Take the lines from the beginning of the material through the line containing "import matplotlib.pyplot as plt" and retype them exactly, leaving the pictures out.
--- begin ---
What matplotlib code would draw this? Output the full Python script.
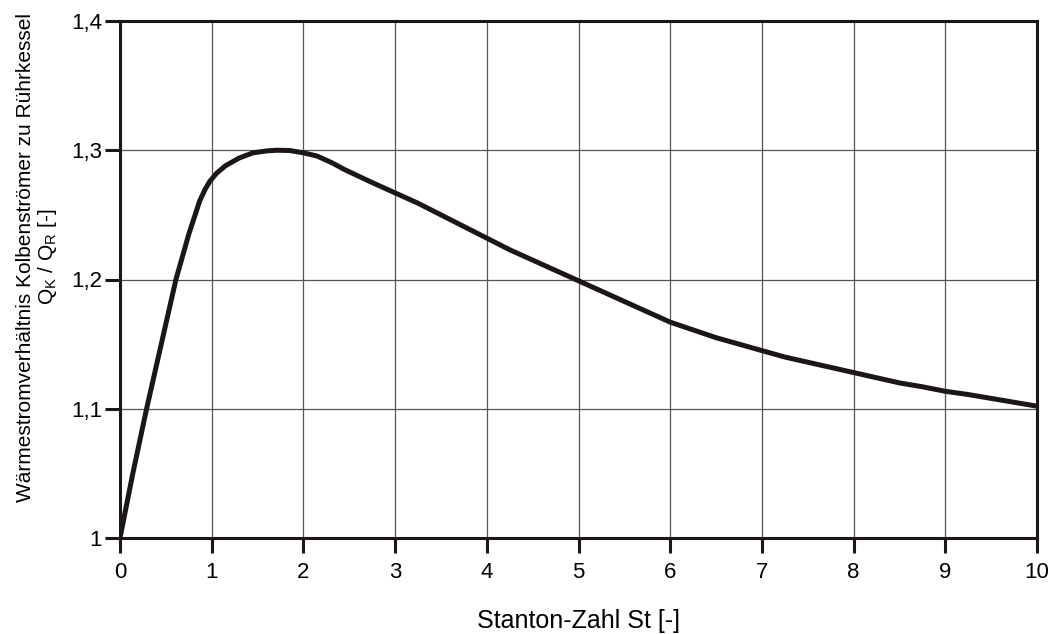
import numpy as np
import matplotlib
matplotlib.use("Agg")
import matplotlib.pyplot as plt

# -------- DATA --------
st = [0, 0.14, 0.29, 0.45, 0.61, 0.75, 0.87, 0.93, 0.98, 1.05, 1.15, 1.3, 1.45, 1.6, 1.71,
      1.85, 2.0, 2.15, 2.32, 2.45, 2.6, 2.75, 3.0, 3.25, 3.5, 3.75, 4.0, 4.25, 4.5, 4.75,
      5.0, 5.25, 5.5, 5.75, 6.0, 6.25, 6.5, 6.75, 7.0, 7.25, 7.5, 7.75,
      8.0, 8.25, 8.5, 8.75, 9.0, 9.25, 9.5, 9.75, 10.0]
ratio = [1.0, 1.05, 1.1, 1.15, 1.2, 1.235, 1.261, 1.270, 1.276, 1.282, 1.288, 1.294, 1.298, 1.2995, 1.300,
         1.2998, 1.298, 1.2955, 1.290, 1.285, 1.280, 1.275, 1.267, 1.259, 1.250, 1.241, 1.232, 1.223, 1.215, 1.207,
         1.199, 1.191, 1.183, 1.175, 1.167, 1.161, 1.155, 1.150, 1.145, 1.140, 1.136, 1.132,
         1.128, 1.124, 1.120, 1.117, 1.1135, 1.111, 1.108, 1.105, 1.102]

x_ticks = [0, 1, 2, 3, 4, 5, 6, 7, 8, 9, 10]
y_ticks = [1.0, 1.1, 1.2, 1.3, 1.4]
y_tick_labels = ["1", "1,1", "1,2", "1,3", "1,4"]

# -------- PLOTTING --------
plt.rcParams["font.family"] = ["Liberation Sans", "DejaVu Sans"]
plt.rcParams["mathtext.fontset"] = "custom"
plt.rcParams["mathtext.rm"] = "Liberation Sans"

fig = plt.figure(figsize=(10.58, 6.34), dpi=100)
ax = fig.add_axes([120 / 1058, 1 - 538 / 634, (1037 - 120) / 1058, (538 - 21) / 634])

ax.plot(st, ratio, color="#1c1616", lw=3.6, solid_joinstyle="round", zorder=3)

ax.set_xlim(0, 10)
ax.set_ylim(1.0, 1.4)
ax.set_xticks(x_ticks)
ax.set_yticks(y_ticks)
ax.set_yticklabels(y_tick_labels)

ax.grid(True, color="#555555", lw=0.9)
for s in ax.spines.values():
    s.set_linewidth(2.2)
    s.set_color("#1c1616")
ax.tick_params(direction="out", length=11, width=2.2, color="#1c1616",
               labelsize=16)
ax.tick_params(axis="x", pad=6)
ax.tick_params(axis="y", pad=2)

ax.set_xlabel("Stanton-Zahl St [-]", fontsize=18)
ax.xaxis.set_label_coords(0.5, -0.138)
ax.set_ylabel("Wärmestromverhältnis Kolbenströmer zu Rührkessel\n"
              r"$\mathregular{Q_K}$ / $\mathregular{Q_R}$ [-]", fontsize=15,
              linespacing=1.05)
ax.yaxis.set_label_coords(-0.0665, 0.543)

fig.savefig("out.png", dpi=100)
--- end ---
■ Completed exercise
What matplotlib code would draw this? Output the full Python script.
import numpy as np
import matplotlib
matplotlib.use("Agg")
import matplotlib.pyplot as plt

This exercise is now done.